I can assure you that our mother was nowhere to be found. She certainly was not hovering shouting “Watch them! Watch their heads!” She was drinking a cup of tea, leafing through a magazine, savoring the silence and relishing that for fifteen minutes no one was bothering her to play a game or make them a peanut butter and jelly sandwich or reattach a limb.
Were our parents negligent? I don’t think so. We were GenXers growing up with a kind of fearlessness based on ignorance, not bravery. We simply played harder, not smarter. This was also the era of some pretty no-holds barred kind of outdoor toys like Pogo Ball–a bouncy ball stuck into a ring of plastic that you were supposed to balance on (sure, Jan) and BOUNCE (what?). No pads, no helmets, just a great time with you and your pal sustaining traumatic head injuries brought to you by Hasbro!
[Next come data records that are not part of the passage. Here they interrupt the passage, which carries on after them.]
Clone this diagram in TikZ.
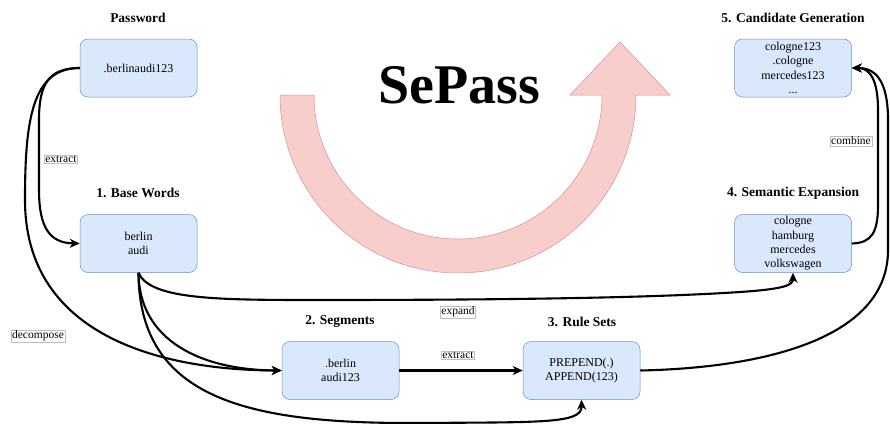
\documentclass[tikz,border=0pt]{standalone}
\usepackage{fontspec}
\setmainfont{Liberation Serif}
\usetikzlibrary{arrows.meta}
\definecolor{boxfill}{HTML}{DAE8FC}
\definecolor{boxdraw}{HTML}{6C8EBF}
\definecolor{arrfill}{HTML}{F8CECC}
\definecolor{arrdraw}{HTML}{D9908C}
\begin{document}
\begin{tikzpicture}[x=1pt,y=-1pt,
 box/.style={draw=boxdraw, fill=boxfill, rounded corners=8pt, minimum width=117pt, minimum height=58pt, inner sep=2pt, align=center, font=\fontsize{12}{14.3}\selectfont, line width=0.5pt},
 ttl/.style={font=\fontsize{13.5}{16}\selectfont\bfseries},
 lbl/.style={draw=black!25, fill=white, inner sep=1pt, font=\fontsize{11.5}{13}\selectfont, line width=0.4pt},
 conn/.style={line width=2.1pt, -{Stealth[length=10pt,width=9pt,inset=3pt]}},
 ]
\useasboundingbox (0,0) rectangle (890,423);
% big U-turn arrow
\fill[arrfill, draw=arrdraw, line width=0.5pt]
  (280,95) arc[start angle=180, end angle=360, radius=178pt]
  -- (670,95) -- (620,42) -- (570,95) -- (602,95)
  arc[start angle=360, end angle=180, radius=144pt] -- cycle;
\node[font=\fontsize{56}{60}\selectfont\bfseries] (title) at (459,85) {SePass};
% boxes
\node[box] (pw) at (138.5,68) {.berlinaudi123};
\node[box] (bw) at (138.5,243.5) {berlin\\audi};
\node[box] (sg) at (340.5,370.5) {.berlin\\audi123};
\node[box] (rs) at (581.5,370.5) {PREPEND(.)\\APPEND(123)};
\node[box] (se) at (793,243.5) {cologne\\hamburg\\mercedes\\volkswagen};
\node[box] (cg) at (793,68) {cologne123\\.cologne\\mercedes123\\...};
% titles
\node[ttl] (tpw) at (138,18) {Password};
\node[ttl] (tbw) at (138,193) {1. Base Words};
\node[ttl] (tsg) at (340,322) {2. Segments};
\node[ttl] (trs) at (582,322) {3. Rule Sets};
\node[ttl] (tse) at (793,193) {4. Semantic Expansion};
\node[ttl] (tcg) at (793,18) {5. Candidate Generation};
% connectors
\draw[conn] (pw.west) .. controls (48,68) and (39,85) .. (39,120) -- (39,190) .. controls (39,228) and (50,243) .. (bw.west);
\draw[conn] (pw.west) .. controls (32,68) and (25,120) .. (25,200) .. controls (25,330) and (150,370) .. (sg.west);
\draw[conn] (bw.south) .. controls (139,340) and (200,370) .. (sg.west);
\draw[conn] (bw.south) .. controls (139,400) and (250,424) .. (420,423) .. controls (540,422) and (582,424) .. (rs.south);
\draw[conn] (bw.south) .. controls (150,300) and (220,300) .. (320,300) .. controls (500,300) and (650,298) .. (740,292) .. controls (785,289) and (793,285) .. (se.south);
\draw[conn] (sg.east) -- (rs.west);
\draw[conn] (rs.east) .. controls (760,368) and (888,340) .. (888,250) -- (888,120) .. controls (888,80) and (875,68) .. (cg.east);
\draw[conn] (se.east) .. controls (872,243) and (878,232) .. (878,205) -- (878,110) .. controls (878,80) and (870,68) .. (cg.east);
% labels
\node[lbl] (l1) at (61,159) {extract};
\node[lbl] (l2) at (38,336) {decompose};
\node[lbl] (l3) at (458,312) {expand};
\node[lbl] (l4) at (458,355) {extract};
\node[lbl] (l5) at (851,141) {combine};
\end{tikzpicture}
\end{document}
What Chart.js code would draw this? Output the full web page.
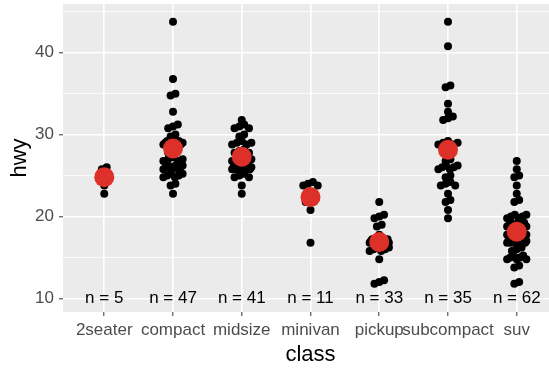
<!DOCTYPE html>
<html>
<head>
<meta charset="utf-8">
<script src="https://cdn.jsdelivr.net/npm/chart.js@4"></script>
<style>
  html, body { margin: 0; padding: 0; background: #fff; overflow: hidden; }
  canvas { display: block; }
</style>
</head>
<body>
<canvas id="chart" width="558" height="368"></canvas>
<script>
const classes = ['2seater', 'compact', 'midsize', 'minivan', 'pickup', 'subcompact', 'suv'];

const hwy2seater = [26, 23, 26, 25, 24];
const hwyCompact = [29, 29, 31, 30, 26, 26, 27, 26, 25, 28, 27, 25, 25, 25, 25, 29, 27,
  29, 27, 31, 31, 26, 26, 28, 30, 33, 35, 37, 35, 29, 29, 28, 26, 24,
  44, 29, 26, 29, 29, 29, 29, 23, 24, 26, 26, 27, 25];
const hwyMidsize = [24, 25, 23, 27, 30, 26, 29, 26, 26, 27, 30, 31, 26, 26, 28,
  31, 32, 27, 26, 26, 26, 25, 26, 26, 27, 28, 25, 29, 27, 31, 31, 26, 26, 28,
  29, 29, 28, 29, 26, 26, 25];
const hwyMinivan = [24, 24, 22, 22, 24, 24, 17, 22, 21, 23, 23];
const hwyPickup = [17, 17, 17, 16, 17, 17, 12, 17, 19, 17, 17, 16, 12, 16, 16, 17, 15, 17, 12,
  17, 17, 17, 16, 16, 17, 17, 20, 20, 22, 17, 19, 18, 20];
const hwySubcompact = [26, 25, 26, 24, 21, 22, 23, 22, 20, 33, 32, 32, 29, 32, 34, 36, 36, 29,
  26, 29, 28, 27, 24, 24, 24, 44, 41, 29, 26, 28, 29, 25, 26, 27, 26];
const hwySuv = [20, 15, 20, 17, 17, 19, 14, 15, 17, 17, 17, 12, 17, 16, 18, 15, 17, 17, 18,
  17, 19, 19, 17, 19, 19, 22, 19, 20, 17, 12, 19, 18, 14, 15, 17, 16, 15, 17, 16, 18,
  19, 18, 19, 17, 17, 17, 20, 18, 25, 24, 27, 25, 26, 23, 20, 20, 22, 17, 19, 18, 15, 15];

const hwyByClass = [hwy2seater, hwyCompact, hwyMidsize, hwyMinivan, hwyPickup, hwySubcompact, hwySuv];
const yTicks = [10, 15, 20, 25, 30, 35, 40, 45];

// spread repeated values sideways a little, like a light jitter
const points = [];
hwyByClass.forEach((vals, i) => {
  const counts = {};
  const seen = {};
  vals.forEach(v => { counts[v] = (counts[v] || 0) + 1; });
  vals.forEach(v => {
    const k = seen[v] = (seen[v] || 0) + 1;
    const m = counts[v];
    const w = Math.min(0.14, (m - 1) * 0.035);
    const dx = m > 1 ? -w + 2 * w * (k - 1) / (m - 1) : 0;
    const dy = ((k - 1) % 3 - 1) * 0.22;
    points.push({ x: i + dx, y: v + dy });
  });
});

const means = hwyByClass.map((vals, i) => ({
  x: i,
  y: vals.reduce((a, b) => a + b, 0) / vals.length
}));

const panelPlugin = {
  id: 'panel',
  beforeDraw(chart) {
    const { ctx, chartArea: a } = chart;
    ctx.save();
    ctx.fillStyle = '#EBEBEB';
    ctx.fillRect(a.left, a.top, a.right - a.left, a.bottom - a.top);
    ctx.restore();
  },
  afterDraw(chart) {
    const { ctx, scales } = chart;
    ctx.save();
    ctx.fillStyle = '#000';
    ctx.font = '17px "Liberation Sans", Arial, sans-serif';
    ctx.textAlign = 'center';
    ctx.textBaseline = 'middle';
    hwyByClass.forEach((vals, i) => {
      ctx.fillText('n = ' + vals.length, scales.x.getPixelForValue(i), scales.y.getPixelForValue(10));
    });
    ctx.restore();
  }
};

Chart.defaults.font.family = '"Liberation Sans", Arial, sans-serif';

new Chart(document.getElementById('chart'), {
  type: 'scatter',
  data: {
    datasets: [
      {
        data: means,
        pointRadius: 10,
        pointBackgroundColor: '#DD3029',
        pointBorderWidth: 0
      },
      {
        data: points,
        pointRadius: 4,
        pointBackgroundColor: '#000',
        pointBorderWidth: 0
      }
    ]
  },
  options: {
    responsive: false,
    animation: false,
    layout: { autoPadding: false, padding: { top: 4, right: 0, left: 0, bottom: 0 } },
    plugins: {
      legend: { display: false },
      tooltip: { enabled: false }
    },
    scales: {
      x: {
        type: 'linear',
        min: -0.6,
        max: 6.6,
        afterBuildTicks: s => { s.ticks = classes.map((c, i) => ({ value: i })); },
        afterFit: s => { s.height = 56; s.paddingLeft = 0; s.paddingRight = 0; },
        border: { display: false },
        grid: { color: '#fff', lineWidth: 1.6, tickColor: '#333', tickWidth: 1, tickLength: 4 },
        ticks: {
          autoSkip: false,
          maxRotation: 0,
          color: '#4D4D4D',
          font: { size: 17 },
          padding: 4,
          callback: v => classes[v]
        },
        title: { display: true, text: 'class', color: '#000', font: { size: 22 }, padding: { top: 0, bottom: 0 } }
      },
      y: {
        min: 8.33,
        max: 45.95,
        afterBuildTicks: s => { s.ticks = yTicks.map(v => ({ value: v })); },
        afterFit: s => { s.width = 63; s.paddingTop = 0; s.paddingBottom = 0; },
        border: { display: false },
        grid: {
          color: '#fff',
          lineWidth: c => (c.tick && c.tick.value % 10 === 0 ? 1.6 : 0.8),
          tickColor: c => (c.tick && c.tick.value % 10 === 0 ? '#333' : 'rgba(0,0,0,0)'),
          tickWidth: 1,
          tickLength: 4
        },
        ticks: {
          color: '#4D4D4D',
          font: { size: 17 },
          padding: 5,
          callback: v => (v % 10 === 0 ? v : '')
        },
        title: { display: true, text: 'hwy', color: '#000', font: { size: 22 }, padding: { top: 7, bottom: 0 } }
      }
    }
  },
  plugins: [panelPlugin]
});
</script>
</body>
</html>
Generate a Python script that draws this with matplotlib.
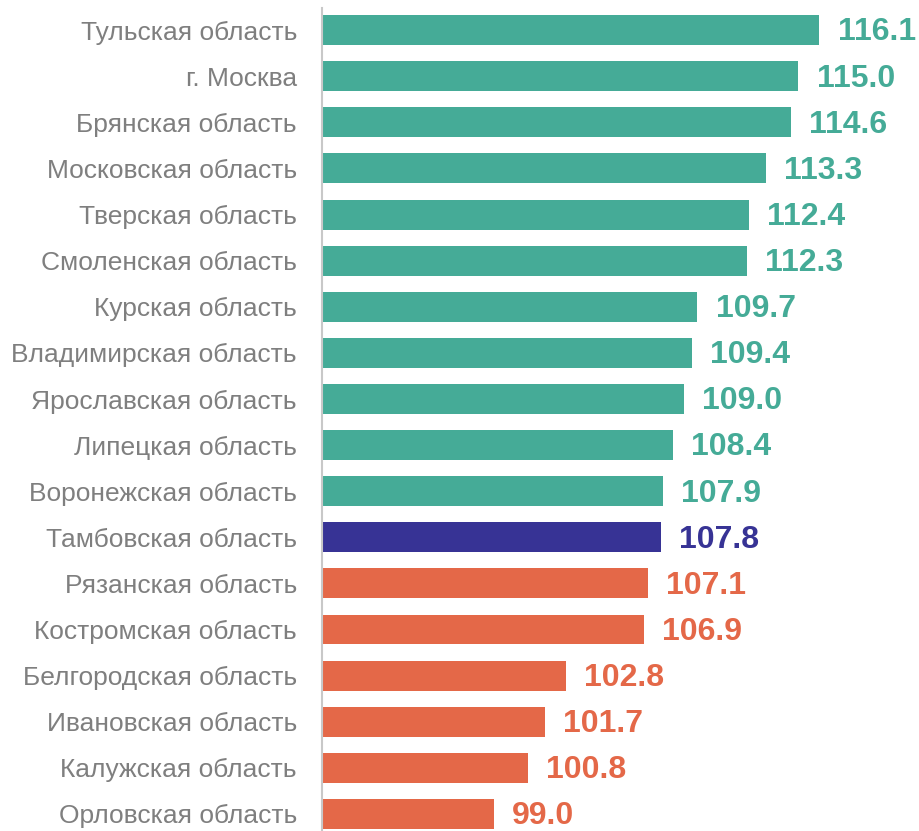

No one sat us through a power point presentation of all the ways we could kill ourselves or each other just playing outside. And if they had, I don’t think it would have changed much. Because to a kid, adults know plenty, but they don’t know anything about being a kid, right? Did your parents even HAVE snow when they were little? The guardrails are for them, not you. At least that’s what you guess all the squawking is about as you remember racing like a comet down a snowy hill twice the size of Everest in your precious kid winter memories.




This made me think of sledding with my daughter when she was little. I’d lay on my belly and then she’d lay on my back and we’d go down together.
I’m not crying you’re crying.
It's never too late! Last year, my hubbie and I found a hill close by for sledding. He lay on his belly and I lay on top of him. He got facefuls of snow and I screamed wildly. Oh, and did I mention we're in our sixties?